The Homeland Security Department is putting up almost $100 million to fund the next generation of cybersecurity technologies.
DHS issued a Broad Agency Announcement (BAA), along with the first four specific cyber areas it wants industry, academia and others to tell them what is the art of the possible.
Doug Maughan, the director of the Science and Technology Directorate’s cybersecurity division, said the BAA is his office’s primary vehicle to fund research and development over the next three to five years.
DHS S&T put out its last BAA in 2011, with the plan to issue calls for technologies until it reaches its $95 million funding cap.
Data privacy: Maughan said this is looking for technologies to support DHS and its components for federated search, secure messaging, compliance with federal directives and mobile integration.
“Privacy and security go hand-in-hand. In this case, we are specifically focused on privacy,” he said. “Some of the requirements included the recent President’s Council of Advisors on Science and Technology report on privacy and suggesting that more privacy research should be done across government, and there have been certain documents and things that have been released recently, and there’s a lot more activity around privacy coming up, as well.”
Denial of Service: This solicitation focused on looking at the measurement of Denial of Service technologies. Maughan said a best practice or standard called Best Common Practice (BCP) 38 has been out for more than 15 years, but it’s not being widely used. Under the BAA, the goal is to develop metrics for how the government is implementing BCP 38.
“We know why it hasn’t happened. Tt’s an economics issue. It costs Internet Service Providers money, because they have to put in new technology. They have to manage and monitor this,” he said. “We are moving through a process where we are going to have policy coming out to push the government to deploy it and buy services from ISPs who deploy it. It will be similar to what we did previously with the Domain Name System Security model, where industry followed the government’s lead for adoption and deployment. We are trying to get ahead of that by funding technologies to help us measure that as we push it forward.”
Additionally, DHS S&T is looking for new technologies to help those under a cyber attack and their Internet provider to more easily collaborate to mitigate, stop and recover from the DoS.
The third area is about developing new technologies to stop DoS attacks.
“There hasn’t been much funded in the last 15 years in new technologies for defenses against Denial of Service,” Maughan said. “One can argue, people have been fixing the DoS problem by adding more bandwidth and servers, but not really trying to address some of the core technology problems. We like to use the number that five years ago, an average DoS was 40 gigabytes a second. Today, it’s 400GB a second. In five years from now, if it’s 4 terabytes a second, we are not sure you can just continue to add bandwidth and add more machines. Let’s go back — we haven’t done this in 15 years — and look at some core innovations that might be helpful in building new technologies.”

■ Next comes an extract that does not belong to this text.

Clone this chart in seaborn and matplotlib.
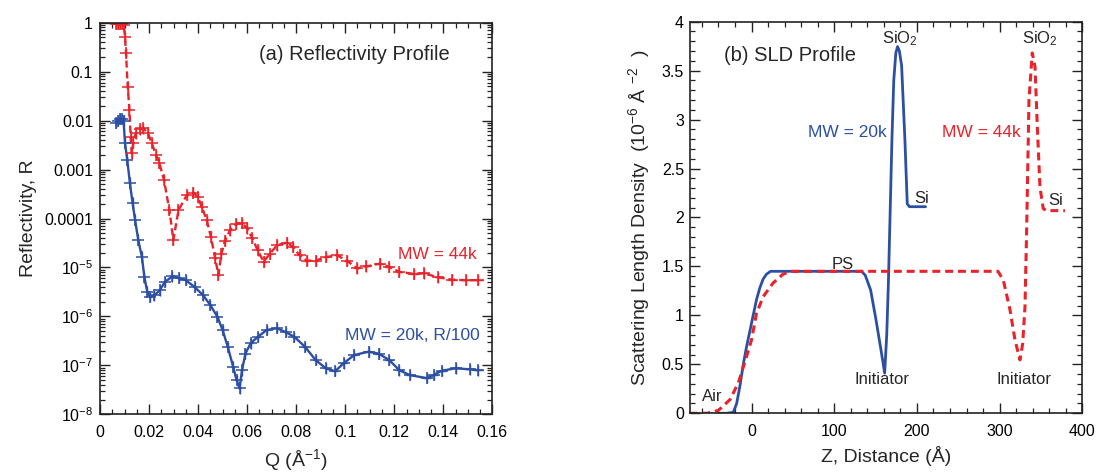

Mobile security: Maughan said the goal of this solicitation is to add new capabilities on top of commercial devices and other technologies, in order to improve their security. He said the goal also is to develop tools to improve the government’s understanding of the security of mobile apps.
“We can talk about hardware and firmware, more secure capabilities there, add-ons to existing operating systems on these mobile platforms Android and iOS, as well as the application space,” he said. “It really is trying to add more functionality so the government can more easily and more securely jump into the mobile space.”
Cyber and physical system security integration: This solicitation brings in the latest buzz word, “The Internet of Things,” where more and more devices are interconnected through the Web. Maughan said the manufacturers of many of these devices are not building security on the front end, making them susceptible to cyber attacks.
“What we are really trying to do here is trying to get ahead of the curve and work with the community that’s building these standards and devices and build new security capabilities in, as part of the design process,” he said. “Our focus primarily is in the emergency responder space, transportation and health care — all of which are issues that DHS has a significant concern with.”
Maughan said DHS S&T held industry days earlier this week for all four solicitations, and the response has been good. He said DHS is starting out with $40 million to $45 million to spread across these four solicitations.
Over the next nine months, S&T will review white papers based on the solicitations, which are due July 22. Then full proposals are due in late September/October, and then DHS S&T plans to make awards by the end of March.
“I’d tell them to think about the areas, think about technical solutions. We are looking for things that are new, that will add security into existing capabilities,” he said. “In the end, it’s all about transition and making sure we are not funding research that ends up on the shelf. We want things that can be transitioned, commercialized and made available, and they have to think about that as they put their proposals together.”
Building on previous success
When S&T set up its previous BAA in 2011, it received 1,000 white papers and 220 proposals, and it awarded 36 contracts across 14 cybersecurity focus areas.
“In the cybersecurity world today, it’s more and more important to see results in the more and more near term. Gone are the days of large five-year research programs. We need some deliverables in six to 12 months. We need to demonstrate that we are headed toward capability that can be used,” he said. “At the same time, we do realize there is still some research that needs to be done. So we still have the model for two and three year efforts, such as by the time we do the three years, we hope to have a product at the end.”